### Problem
All of the data below should be written out exactly.
=======
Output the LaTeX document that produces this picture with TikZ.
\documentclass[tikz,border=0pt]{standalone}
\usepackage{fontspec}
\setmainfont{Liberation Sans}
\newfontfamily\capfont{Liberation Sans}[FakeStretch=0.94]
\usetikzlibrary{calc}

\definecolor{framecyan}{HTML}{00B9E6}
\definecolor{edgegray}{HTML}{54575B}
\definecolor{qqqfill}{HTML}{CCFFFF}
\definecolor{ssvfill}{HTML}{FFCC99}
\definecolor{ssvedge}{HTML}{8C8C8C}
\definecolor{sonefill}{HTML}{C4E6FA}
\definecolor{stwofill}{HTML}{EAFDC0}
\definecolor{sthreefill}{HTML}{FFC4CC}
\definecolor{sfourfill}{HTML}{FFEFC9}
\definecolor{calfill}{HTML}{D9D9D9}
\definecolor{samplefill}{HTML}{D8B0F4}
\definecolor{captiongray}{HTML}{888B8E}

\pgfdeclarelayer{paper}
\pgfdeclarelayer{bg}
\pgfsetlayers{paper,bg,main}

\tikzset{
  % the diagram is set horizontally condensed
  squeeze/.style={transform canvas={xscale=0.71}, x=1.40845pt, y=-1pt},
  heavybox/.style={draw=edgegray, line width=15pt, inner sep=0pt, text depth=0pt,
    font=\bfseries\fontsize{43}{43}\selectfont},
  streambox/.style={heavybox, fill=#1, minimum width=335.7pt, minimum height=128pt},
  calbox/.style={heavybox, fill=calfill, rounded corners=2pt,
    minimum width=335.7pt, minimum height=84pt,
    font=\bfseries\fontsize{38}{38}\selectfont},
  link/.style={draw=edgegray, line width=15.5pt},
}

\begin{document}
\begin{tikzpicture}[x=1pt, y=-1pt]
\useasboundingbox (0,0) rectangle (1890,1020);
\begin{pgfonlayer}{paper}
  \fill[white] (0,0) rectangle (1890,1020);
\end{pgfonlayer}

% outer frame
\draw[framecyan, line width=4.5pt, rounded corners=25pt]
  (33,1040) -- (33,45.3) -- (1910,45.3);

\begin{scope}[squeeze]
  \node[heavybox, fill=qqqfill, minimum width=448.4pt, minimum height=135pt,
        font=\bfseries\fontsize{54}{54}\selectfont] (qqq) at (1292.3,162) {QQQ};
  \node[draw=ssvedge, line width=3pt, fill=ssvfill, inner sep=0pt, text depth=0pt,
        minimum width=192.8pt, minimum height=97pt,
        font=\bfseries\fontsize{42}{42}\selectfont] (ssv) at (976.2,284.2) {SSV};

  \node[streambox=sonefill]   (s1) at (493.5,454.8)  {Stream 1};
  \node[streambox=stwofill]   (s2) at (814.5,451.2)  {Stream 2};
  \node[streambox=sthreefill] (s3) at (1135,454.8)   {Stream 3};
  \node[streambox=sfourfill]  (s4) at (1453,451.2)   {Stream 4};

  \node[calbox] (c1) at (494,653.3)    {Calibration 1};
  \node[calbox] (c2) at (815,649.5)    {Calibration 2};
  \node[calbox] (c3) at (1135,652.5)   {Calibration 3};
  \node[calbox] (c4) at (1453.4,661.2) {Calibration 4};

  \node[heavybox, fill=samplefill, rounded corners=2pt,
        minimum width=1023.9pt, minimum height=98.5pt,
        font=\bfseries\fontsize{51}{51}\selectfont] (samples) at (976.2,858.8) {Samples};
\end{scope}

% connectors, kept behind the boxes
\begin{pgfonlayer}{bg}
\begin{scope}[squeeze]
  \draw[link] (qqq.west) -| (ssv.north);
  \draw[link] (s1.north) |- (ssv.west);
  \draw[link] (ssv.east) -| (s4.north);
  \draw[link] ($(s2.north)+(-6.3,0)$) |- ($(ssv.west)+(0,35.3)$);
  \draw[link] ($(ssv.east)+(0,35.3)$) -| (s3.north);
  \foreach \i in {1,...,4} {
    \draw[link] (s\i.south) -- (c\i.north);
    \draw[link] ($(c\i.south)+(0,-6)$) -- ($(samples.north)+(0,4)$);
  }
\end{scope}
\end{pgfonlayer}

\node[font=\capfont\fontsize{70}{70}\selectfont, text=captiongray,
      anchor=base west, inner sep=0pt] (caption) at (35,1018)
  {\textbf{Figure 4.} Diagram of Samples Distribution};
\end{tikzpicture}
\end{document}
=======
### Answer to this problem
Output the LaTeX document that produces this picture with TikZ.
\documentclass[tikz,border=0pt]{standalone}
\usepackage{fontspec}
\setmainfont{Liberation Sans}
\newfontfamily\capfont{Liberation Sans}[FakeStretch=0.94]
\usetikzlibrary{calc}

\definecolor{framecyan}{HTML}{00B9E6}
\definecolor{edgegray}{HTML}{54575B}
\definecolor{qqqfill}{HTML}{CCFFFF}
\definecolor{ssvfill}{HTML}{FFCC99}
\definecolor{ssvedge}{HTML}{8C8C8C}
\definecolor{sonefill}{HTML}{C4E6FA}
\definecolor{stwofill}{HTML}{EAFDC0}
\definecolor{sthreefill}{HTML}{FFC4CC}
\definecolor{sfourfill}{HTML}{FFEFC9}
\definecolor{calfill}{HTML}{D9D9D9}
\definecolor{samplefill}{HTML}{D8B0F4}
\definecolor{captiongray}{HTML}{888B8E}

\pgfdeclarelayer{paper}
\pgfdeclarelayer{bg}
\pgfsetlayers{paper,bg,main}

\tikzset{
  % the diagram is set horizontally condensed
  squeeze/.style={transform canvas={xscale=0.71}, x=1.40845pt, y=-1pt},
  heavybox/.style={draw=edgegray, line width=15pt, inner sep=0pt, text depth=0pt,
    font=\bfseries\fontsize{43}{43}\selectfont},
  streambox/.style={heavybox, fill=#1, minimum width=335.7pt, minimum height=128pt},
  calbox/.style={heavybox, fill=calfill, rounded corners=2pt,
    minimum width=335.7pt, minimum height=84pt,
    font=\bfseries\fontsize{38}{38}\selectfont},
  link/.style={draw=edgegray, line width=15.5pt},
}

\begin{document}
\begin{tikzpicture}[x=1pt, y=-1pt]
\useasboundingbox (0,0) rectangle (1890,1020);
\begin{pgfonlayer}{paper}
  \fill[white] (0,0) rectangle (1890,1020);
\end{pgfonlayer}

% outer frame
\draw[framecyan, line width=4.5pt, rounded corners=25pt]
  (33,1040) -- (33,45.3) -- (1910,45.3);

\begin{scope}[squeeze]
  \node[heavybox, fill=qqqfill, minimum width=448.4pt, minimum height=135pt,
        font=\bfseries\fontsize{54}{54}\selectfont] (qqq) at (1292.3,162) {QQQ};
  \node[draw=ssvedge, line width=3pt, fill=ssvfill, inner sep=0pt, text depth=0pt,
        minimum width=192.8pt, minimum height=97pt,
        font=\bfseries\fontsize{42}{42}\selectfont] (ssv) at (976.2,284.2) {SSV};

  \node[streambox=sonefill]   (s1) at (493.5,454.8)  {Stream 1};
  \node[streambox=stwofill]   (s2) at (814.5,451.2)  {Stream 2};
  \node[streambox=sthreefill] (s3) at (1135,454.8)   {Stream 3};
  \node[streambox=sfourfill]  (s4) at (1453,451.2)   {Stream 4};

  \node[calbox] (c1) at (494,653.3)    {Calibration 1};
  \node[calbox] (c2) at (815,649.5)    {Calibration 2};
  \node[calbox] (c3) at (1135,652.5)   {Calibration 3};
  \node[calbox] (c4) at (1453.4,661.2) {Calibration 4};

  \node[heavybox, fill=samplefill, rounded corners=2pt,
        minimum width=1023.9pt, minimum height=98.5pt,
        font=\bfseries\fontsize{51}{51}\selectfont] (samples) at (976.2,858.8) {Samples};
\end{scope}

% connectors, kept behind the boxes
\begin{pgfonlayer}{bg}
\begin{scope}[squeeze]
  \draw[link] (qqq.west) -| (ssv.north);
  \draw[link] (s1.north) |- (ssv.west);
  \draw[link] (ssv.east) -| (s4.north);
  \draw[link] ($(s2.north)+(-6.3,0)$) |- ($(ssv.west)+(0,35.3)$);
  \draw[link] ($(ssv.east)+(0,35.3)$) -| (s3.north);
  \foreach \i in {1,...,4} {
    \draw[link] (s\i.south) -- (c\i.north);
    \draw[link] ($(c\i.south)+(0,-6)$) -- ($(samples.north)+(0,4)$);
  }
\end{scope}
\end{pgfonlayer}

\node[font=\capfont\fontsize{70}{70}\selectfont, text=captiongray,
      anchor=base west, inner sep=0pt] (caption) at (35,1018)
  {\textbf{Figure 4.} Diagram of Samples Distribution};
\end{tikzpicture}
\end{document}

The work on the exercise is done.